Late Saturday afternoon, back in Madrid after four days at the Molino.
I never tire of the contrast between urban Madrid and rural Asturias. Madrid: heat and noise rising; Asturias: dampness and quiet descending. Madrid: large gatherings of people, swift mobility, heels on sidewalks, a whirl of lights at night, hard edges; Asturias: pairs and solitary figures walking tree-shadowed roads, leisurely paces, the soft earth below muffling all movement, endless darkness at night--introducing a billion trillion brightly precise stars when the sky is clear, easy curves.
This trip was relatively uneventful, in the sense that no catastrophes befell us. We rounded up the final permissions forms from neighbouring landowners and transfered the money to Viesgo, the electric company, with its assurance that work would begin within the week (or perhaps the week after...), so we should actually have electricity at the Molino the next time we head north. We've lined up an electrician to make peace between the new powerlines and the ancient and idiosyncratic wiring inside the Molino. And we learned just this morning, as we were preparing to leave, how to clean the pipe filters so that our connection to Oviñana's water supply flows with enough force to get the showers and sinks upstairs working.
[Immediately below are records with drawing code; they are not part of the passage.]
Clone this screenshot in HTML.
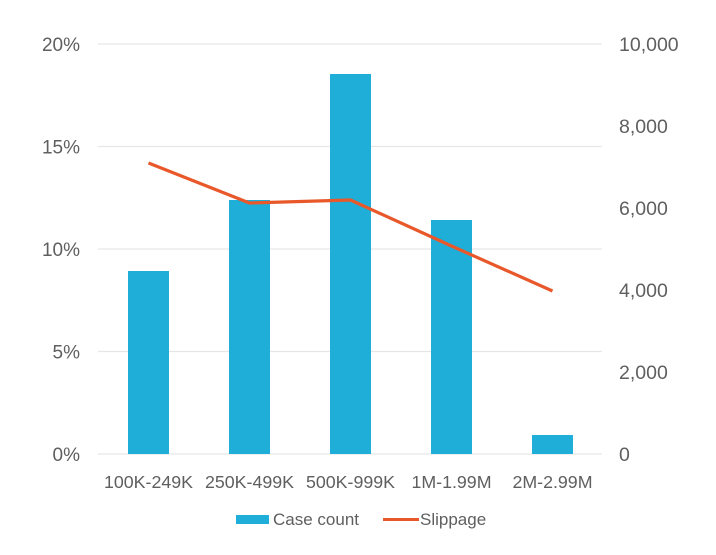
<!DOCTYPE html>
<html><head><meta charset="utf-8"><style>
html,body{margin:0;padding:0;background:#fff;}
svg text{font-family:"Liberation Sans",sans-serif;fill:#5f5f5f;}
</style></head><body>
<svg width="716" height="550" xmlns="http://www.w3.org/2000/svg">
<g stroke="#e6e6e6" stroke-width="1.3">
<line x1="98" x2="602" y1="44" y2="44"/>
<line x1="98" x2="602" y1="146.5" y2="146.5"/>
<line x1="98" x2="602" y1="249" y2="249"/>
<line x1="98" x2="602" y1="351.5" y2="351.5"/>
<line x1="98" x2="602" y1="454" y2="454"/>
</g>
<g font-size="19" text-anchor="end">
<text x="80" y="51">20%</text>
<text x="80" y="153.5">15%</text>
<text x="80" y="256">10%</text>
<text x="80" y="358.5">5%</text>
<text x="80" y="461">0%</text>
</g>
<g font-size="19.5" text-anchor="start">
<text x="619" y="51">10,000</text>
<text x="619" y="133">8,000</text>
<text x="619" y="215">6,000</text>
<text x="619" y="297">4,000</text>
<text x="619" y="379">2,000</text>
<text x="619" y="461">0</text>
</g>
<g fill="#1FAED8">
<rect x="128" y="271" width="41" height="183"/>
<rect x="229" y="200" width="41" height="254"/>
<rect x="330" y="74" width="41" height="380"/>
<rect x="431" y="220" width="41" height="234"/>
<rect x="532" y="435" width="41" height="19"/>
</g>
<polyline points="148.5,163 249.5,203 350.5,200 451.5,246 552.5,291" fill="none" stroke="#E8582A" stroke-width="3.2" stroke-linejoin="round"/>
<g font-size="17.8" text-anchor="middle">
<text x="148.5" y="488">100K-249K</text>
<text x="249.5" y="488">250K-499K</text>
<text x="350.5" y="488">500K-999K</text>
<text x="451.5" y="488">1M-1.99M</text>
<text x="552.5" y="488">2M-2.99M</text>
</g>
<rect x="236" y="515" width="33" height="9" fill="#1FAED8"/>
<text x="273" y="525" font-size="17">Case count</text>
<line x1="383" x2="419" y1="519.5" y2="519.5" stroke="#E8582A" stroke-width="3"/>
<text x="420" y="525" font-size="17">Slippage</text>
</svg>
</body></html>
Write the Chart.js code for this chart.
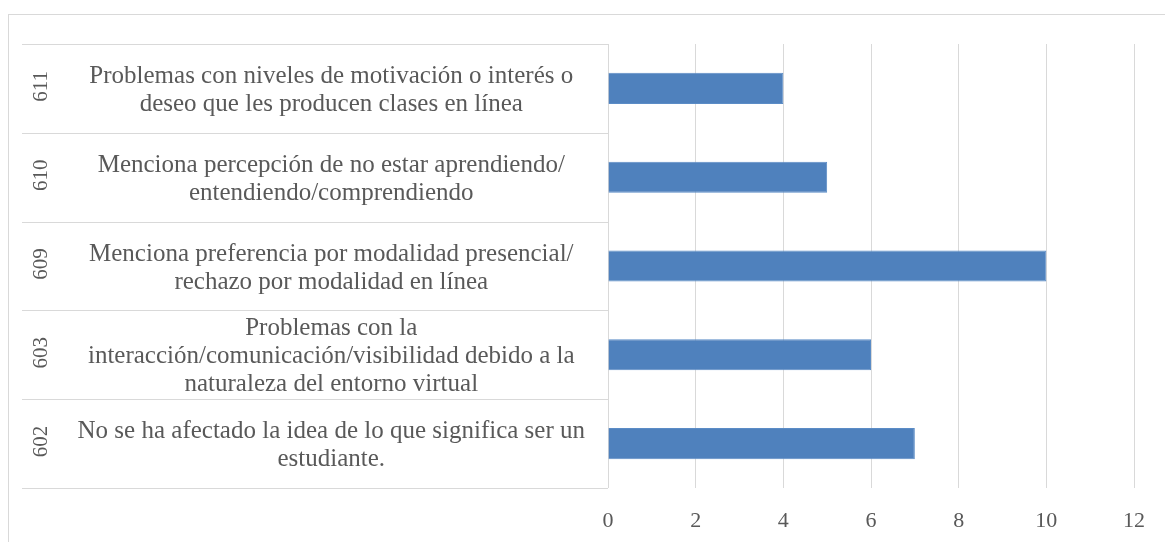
<!DOCTYPE html>
<html>
<head>
<meta charset="utf-8">
<script src="https://cdn.jsdelivr.net/npm/chart.js@4/dist/chart.umd.min.js"></script>
<style>
  html, body { margin: 0; padding: 0; background: #fff; overflow: hidden; }
  #wrap { position: relative; width: 1165px; height: 542px; }
  #frame { position: absolute; left: 8px; top: 14px; width: 1200px; height: 600px; border-left: 1px solid #d9d9d9; border-top: 1px solid #d9d9d9; }
  canvas { position: absolute; left: 0; top: 0; }
</style>
</head>
<body>
<div id="wrap">
  <div id="frame"></div>
  <canvas id="questionChart" width="1165" height="542"></canvas>
</div>
<script>
// category codes and their descriptions (top to bottom)
const codes = ['611', '610', '609', '603', '602'];
const descriptions = [
  ['Problemas con niveles de motivación o interés o', 'deseo que les producen clases en línea'],
  ['Menciona percepción de no estar aprendiendo/', 'entendiendo/comprendiendo'],
  ['Menciona preferencia por modalidad presencial/', 'rechazo por modalidad en línea'],
  ['Problemas con la', 'interacción/comunicación/visibilidad debido a la', 'naturaleza del entorno virtual'],
  ['No se ha afectado la idea de lo que significa ser un', 'estudiante.']
];
const counts = [4, 5, 10, 6, 7];

const textColor = '#595959';
const lineColor = '#d9d9d9';
const fontFamily = "'Liberation Serif', serif";

// draws the code column and the row separators of the label area
const groupLabels = {
  id: 'groupLabels',
  afterDraw(chart) {
    const ctx = chart.ctx;
    const y = chart.scales.y;
    const left = 22;
    const right = chart.chartArea.left;
    const step = y.height / codes.length;
    ctx.save();
    ctx.strokeStyle = lineColor;
    ctx.lineWidth = 1;
    for (let i = 0; i <= codes.length; i++) {
      const py = Math.round(y.top + i * step) + 0.5;
      ctx.beginPath();
      ctx.moveTo(left, py);
      ctx.lineTo(right, py);
      ctx.stroke();
    }
    ctx.fillStyle = textColor;
    ctx.font = '21px ' + fontFamily;
    ctx.textAlign = 'center';
    ctx.textBaseline = 'middle';
    codes.forEach(function(code, i) {
      const cy = y.getPixelForValue(i);
      ctx.save();
      ctx.translate(41, cy - 2);
      ctx.rotate(-Math.PI / 2);
      ctx.fillText(code, 0, 0);
      ctx.restore();
    });
    ctx.restore();
  }
};

function createQuestionChart() {
  const ctx = document.getElementById('questionChart').getContext('2d');
  return new Chart(ctx, {
    type: 'bar',
    data: {
      labels: descriptions,
      datasets: [{
        data: counts,
        backgroundColor: '#4f81bd',
        borderColor: '#5b8cc6',
        borderWidth: 1,
        categoryPercentage: 1,
        barPercentage: 0.35
      }]
    },
    options: {
      indexAxis: 'y',
      responsive: false,
      animation: false,
      layout: {
        padding: { left: 0, top: 44, right: 31, bottom: 9 }
      },
      plugins: {
        legend: { display: false },
        tooltip: { enabled: false }
      },
      scales: {
        x: {
          min: 0,
          max: 12,
          afterFit: function(scale) {
            scale.height = 45;
          },
          ticks: {
            stepSize: 2,
            padding: 20,
            color: textColor,
            font: { family: fontFamily, size: 22 }
          },
          grid: {
            color: lineColor,
            lineWidth: 1,
            drawTicks: false
          },
          border: { display: false }
        },
        y: {
          afterFit: function(scale) {
            scale.width = 608;
            scale.paddingTop = 0;
            scale.paddingBottom = 0;
          },
          ticks: {
            autoSkip: false,
            crossAlign: 'center',
            padding: 15,
            labelOffset: 2,
            color: textColor,
            font: { family: fontFamily, size: 25, lineHeight: 1.12 }
          },
          grid: { display: false },
          border: { display: false }
        }
      }
    },
    plugins: [groupLabels]
  });
}

document.addEventListener('DOMContentLoaded', function() {
  createQuestionChart();
});
</script>
</body>
</html>
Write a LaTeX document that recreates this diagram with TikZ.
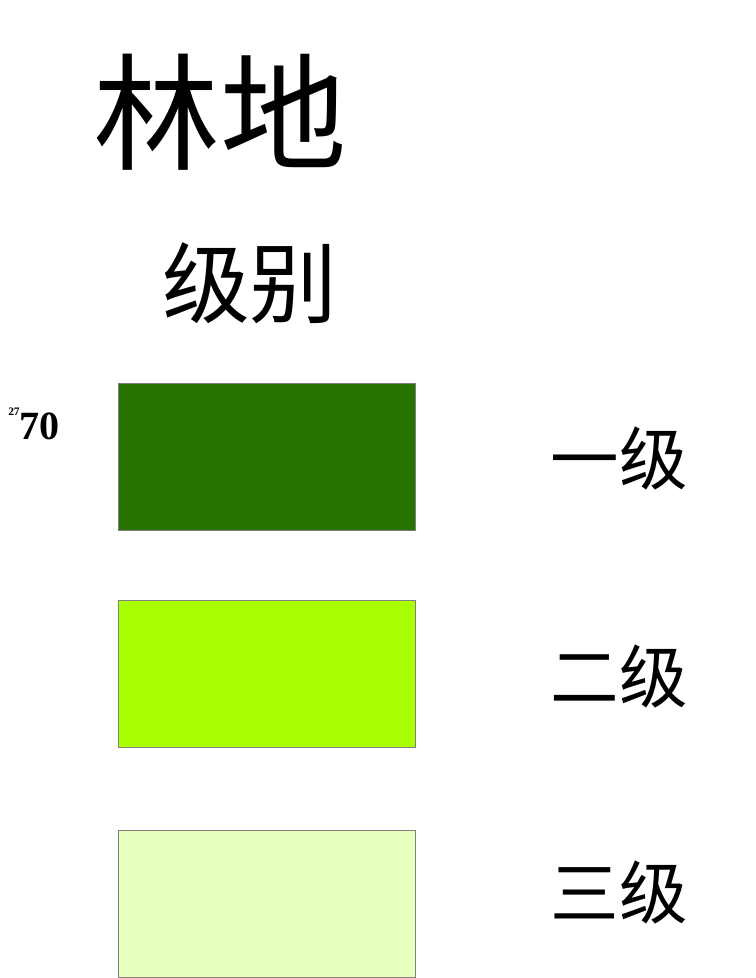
\documentclass[tikz,border=0pt]{standalone}
\usepackage{fontspec}
\usepackage{tikz}
\usetikzlibrary{positioning}
\newfontfamily\cjk{Noto Sans CJK SC}
\newfontfamily\numfont{Liberation Serif}
\definecolor{levelone}{RGB}{38,115,0}
\definecolor{leveltwo}{RGB}{170,255,0}
\definecolor{levelthree}{RGB}{233,255,190}

\begin{document}
\begin{tikzpicture}[
            x = 0.02cm, % one pixel of the reference
            y = -0.02cm,
            inner sep = 0pt
        ]

        \tikzstyle{swatch}=[
            draw = gray,
            line width = 0.5pt,
            minimum width = 5.94cm,
            minimum height = 2.94cm
        ]
        \tikzstyle{grade}=[
            font = \cjk\fontsize{39}{39}\selectfont
        ]

        \useasboundingbox (0,0) rectangle (755,978);

	% headings
        \node (TITLE) at (220,112) {\cjk\fontsize{72}{72}\selectfont 林地};
        \node (SUB) at (250,283) {\cjk\fontsize{50}{50}\selectfont 级别};

        % value
        \node (VAL) at (34,424) {\numfont\bfseries\fontsize{22.8}{23}\selectfont\raisebox{13.5pt}{\fontsize{6.5}{7}\selectfont 27}70};

        % legend boxes
        \node[swatch, fill = levelone] (S1) at (266.5,456.5) {};
        \node[swatch, fill = leveltwo] (S2) at (266.5,673.5) {};
        \node[swatch, fill = levelthree] (S3) at (266.5,903.5) {};

        % legend labels
        \node[grade] (L1) at (619,458) {一级};
        \node[grade] (L2) at (619,676) {二级};
        \node[grade] (L3) at (619,892) {三级};

  \end{tikzpicture}
\end{document}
The mold and mildew was legion, as always, and my guess is that we'll never defeat it. But can we somehow embrace it?
Except for the concern about how the place will look when family and friends start visiting in the spring, we enjoyed ourselves more fully this visit because our expectations seemed better matched to what we experienced.
No matter how bad things have been, or how forcefully Lisa has insisted we have to sell the place, I fall in love with the Molino every time I go. Whatever's wrong with the place, it's not the Molino's fault, I tell myself. Just because previous owners have made bad decisions about it doesn't mean I should hate it. If I got a pound dog who'd been abused by his former masters, it wouldn't occur to me to blame the dog. So with the Molino. In fact, I feel very protective of this strange, mysterious beast--moreso each time I go.
For good or ill, I think I'm a friend for life.